A formally real field F is a field that satisfies one of the following equivalent properties:

- −1 is not a sum of squares in F. In other words, the Stufe of F is infinite. (In particular, such a field must have characteristic 0, since in a field of characteristic p the element −1 is a sum of 1s.) This can be expressed in first-order logic by $\forall x_1 (-1 \ne x_1^2)$, $\forall x_1 x_2 (-1 \ne x_1^2 + x_2^2)$, etc., with one sentence for each number of variables.
- There exists an element of F that is not a sum of squares in F, and the characteristic of F is not 2.
- If any sum of squares of elements of F equals zero, then each of those elements must be zero.

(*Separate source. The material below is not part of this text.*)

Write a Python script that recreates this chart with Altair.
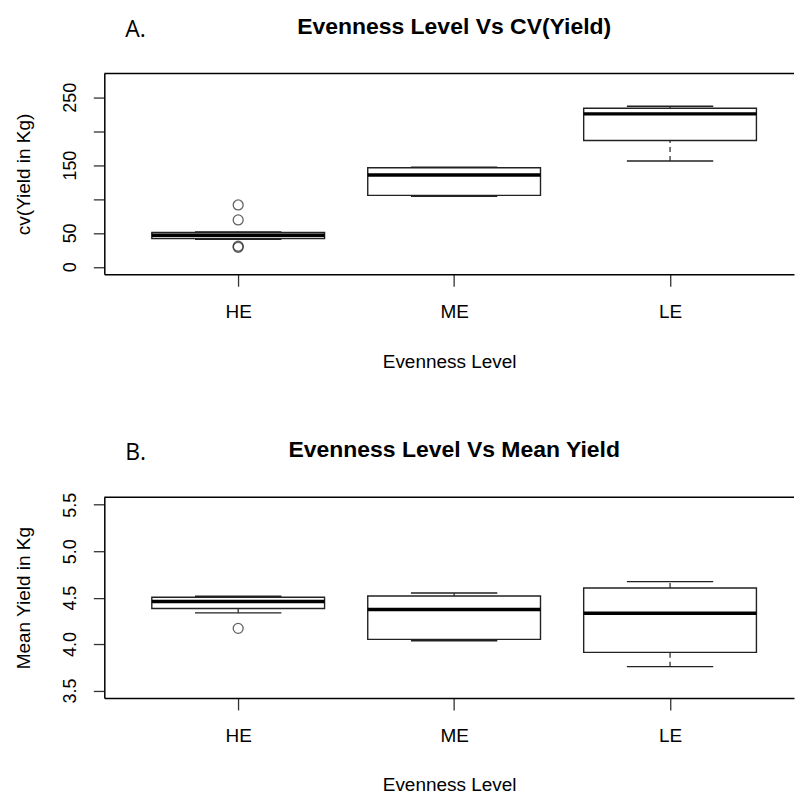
import altair as alt
import pandas as pd

# ---------------- data ----------------
groups = ["HE", "ME", "LE"]
positions = [1, 2, 3]

# Panel A: CV of yield
cv_lower = [40.5, 104.0, 156.0]
cv_q1 = [41.8, 105.4, 186.3]
cv_median = [46.6, 135.3, 225.6]
cv_q3 = [50.6, 146.2, 233.8]
cv_upper = [51.5, 147.0, 236.8]
cv_out_pos = [1, 1, 1, 1]
cv_out_value = [91.2, 69.1, 30.4, 28.8]
cv_ticks = [0, 50, 100, 150, 200, 250]

# Panel B: mean yield
my_lower = [4.336, 4.036, 3.757]
my_q1 = [4.383, 4.051, 3.911]
my_median = [4.458, 4.372, 4.333]
my_q3 = [4.504, 4.518, 4.604]
my_upper = [4.514, 4.550, 4.672]
my_out_pos = [1]
my_out_value = [4.169]
my_ticks = [3.5, 4.0, 4.5, 5.0, 5.5]

W = 691
H = 201
FONT = "Liberation Sans"


def panel(lower, q1, med, q3, upper, out_pos, out_val, ydomain, yticks,
          ylabel_expr, ytitle, title, letter):
    stats = pd.DataFrame({"group": groups, "pos": positions, "lower": lower,
                          "q1": q1, "median": med, "q3": q3, "upper": upper})
    outs = pd.DataFrame({"pos": out_pos, "value": out_val})

    xs = alt.Scale(domain=[0.38, 3.574], nice=False, zero=False)
    ys = alt.Scale(domain=ydomain, nice=False, zero=False)

    x_axis = alt.Axis(values=[1, 2, 3],
                      labelExpr="datum.value == 1 ? 'HE' : datum.value == 2 ? 'ME' : 'LE'",
                      title="Evenness Level", grid=False,
                      domainColor="black", domainWidth=1.5,
                      tickColor="#333", tickWidth=1.3, tickSize=12,
                      labelFont=FONT, labelFontSize=19, labelColor="black",
                      labelBaseline="alphabetic", labelPadding=31.7,
                      labelFlush=False,
                      titleFont=FONT, titleFontSize=19, titleFontWeight="normal",
                      titleColor="black", titleY=93, titleBaseline="alphabetic")
    y_axis = alt.Axis(values=yticks, labelExpr=ylabel_expr, title=ytitle,
                      grid=False, domainColor="black", domainWidth=1.5,
                      tickColor="#333", tickWidth=1.3, tickSize=11,
                      labelFont=FONT, labelFontSize=18, labelColor="black",
                      labelAngle=270, labelAlign="center",
                      labelBaseline="alphabetic", labelPadding=18,
                      labelOverlap=False, labelFlush=False,
                      titleFont=FONT, titleFontSize=19, titleFontWeight="normal",
                      titleColor="black", titleX=-74.5, titleY=H / 2,
                      titleAlign="center", titleBaseline="alphabetic",
                      titleAngle=270)

    def X(field):
        return alt.X(field, scale=xs, axis=x_axis)

    def Y(field):
        return alt.Y(field, scale=ys, axis=y_axis)

    base = alt.Chart(stats).transform_calculate(
        xl="datum.pos - 0.4", xr="datum.pos + 0.4",
        cl="datum.pos - 0.2", cr="datum.pos + 0.2")

    whisk_hi = base.mark_rule(color="#222", strokeWidth=1.2, strokeDash=[5, 4]).encode(
        x=X("pos:Q"), y=Y("q3:Q"), y2="upper:Q")
    whisk_lo = base.mark_rule(color="#222", strokeWidth=1.2, strokeDash=[5, 4]).encode(
        x=X("pos:Q"), y=Y("lower:Q"), y2="q1:Q")
    box = base.mark_rect(fill="white", stroke="#222", strokeWidth=1.4).encode(
        x=X("xl:Q"), x2="xr:Q", y=Y("q1:Q"), y2="q3:Q")
    cap_hi = base.mark_rule(color="#222", strokeWidth=1.4).encode(
        x=X("cl:Q"), x2="cr:Q", y=Y("upper:Q"))
    cap_lo = base.mark_rule(color="#222", strokeWidth=1.4).encode(
        x=X("cl:Q"), x2="cr:Q", y=Y("lower:Q"))
    median = base.mark_rule(color="black", strokeWidth=3.5).encode(
        x=X("xl:Q"), x2="xr:Q", y=Y("median:Q"))
    points = alt.Chart(outs).mark_point(shape="circle", filled=False,
                                        color="#222", strokeWidth=1.3,
                                        size=100).encode(
        x=X("pos:Q"), y=Y("value:Q"))

    label_df = pd.DataFrame({"t": [title], "l": [letter]})
    top_rule = alt.Chart(label_df).mark_rule(color="black", strokeWidth=1.5).encode(
        x=alt.value(0), x2=alt.value(W), y=alt.value(0))
    title_mark = alt.Chart(label_df).mark_text(
        font=FONT, fontSize=23, fontWeight="bold", color="black",
        align="center", baseline="alphabetic").encode(
        text="t:N", x=alt.value(350.5), y=alt.value(-40))
    letter_mark = alt.Chart(label_df).mark_text(
        font="Open Sans", fontSize=23, color="black",
        align="left", baseline="alphabetic").encode(
        text="l:N", x=alt.value(21), y=alt.value(-37))

    return alt.layer(whisk_hi, whisk_lo, box, cap_hi, cap_lo, median, points,
                     top_rule, title_mark, letter_mark).properties(width=W, height=H)


panel_a = panel(cv_lower, cv_q1, cv_median, cv_q3, cv_upper, cv_out_pos,
                cv_out_value, [-11, 285], cv_ticks,
                "(datum.value == 100 || datum.value == 200) ? '' : datum.label",
                "cv(Yield in Kg)", "Evenness Level Vs CV(Yield)", "A.")
panel_b = panel(my_lower, my_q1, my_median, my_q3, my_upper, my_out_pos,
                my_out_value, [3.42, 5.58], my_ticks,
                "format(datum.value, '.1f')",
                "Mean Yield in Kg", "Evenness Level Vs Mean Yield", "B.")

chart = alt.vconcat(panel_a, panel_b, spacing=223.5, bounds="flush").configure_view(
    stroke=None).properties(
    padding={"left": 14.5, "top": 15, "right": 0, "bottom": 0},
    background="white")

chart.save("out.html", embed_options={"renderer": "svg", "actions": False})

It is easy to see that these three properties are equivalent. It is also easy to see that a field that admits an ordering must satisfy these three properties.

A proof that if F satisfies these three properties, then F admits an ordering uses the notion of prepositive cones and positive cones. Suppose −1 is not a sum of squares; then a Zorn's Lemma argument shows that the prepositive cone of sums of squares can be extended to a positive cone P ⊆ F. One uses this positive cone to define an ordering: a ≤ b if and only if b − a belongs to P. Since the positive cone P need not be unique, the ordering need not be unique either.

==Real closed fields==

A formally real field with no formally real proper algebraic extension is a real closed field. If K is formally real and Ω is an algebraically closed field containing K, then there is a real closed subfield of Ω containing K. A real closed field can be ordered in a unique way, and the non-negative elements are exactly the squares.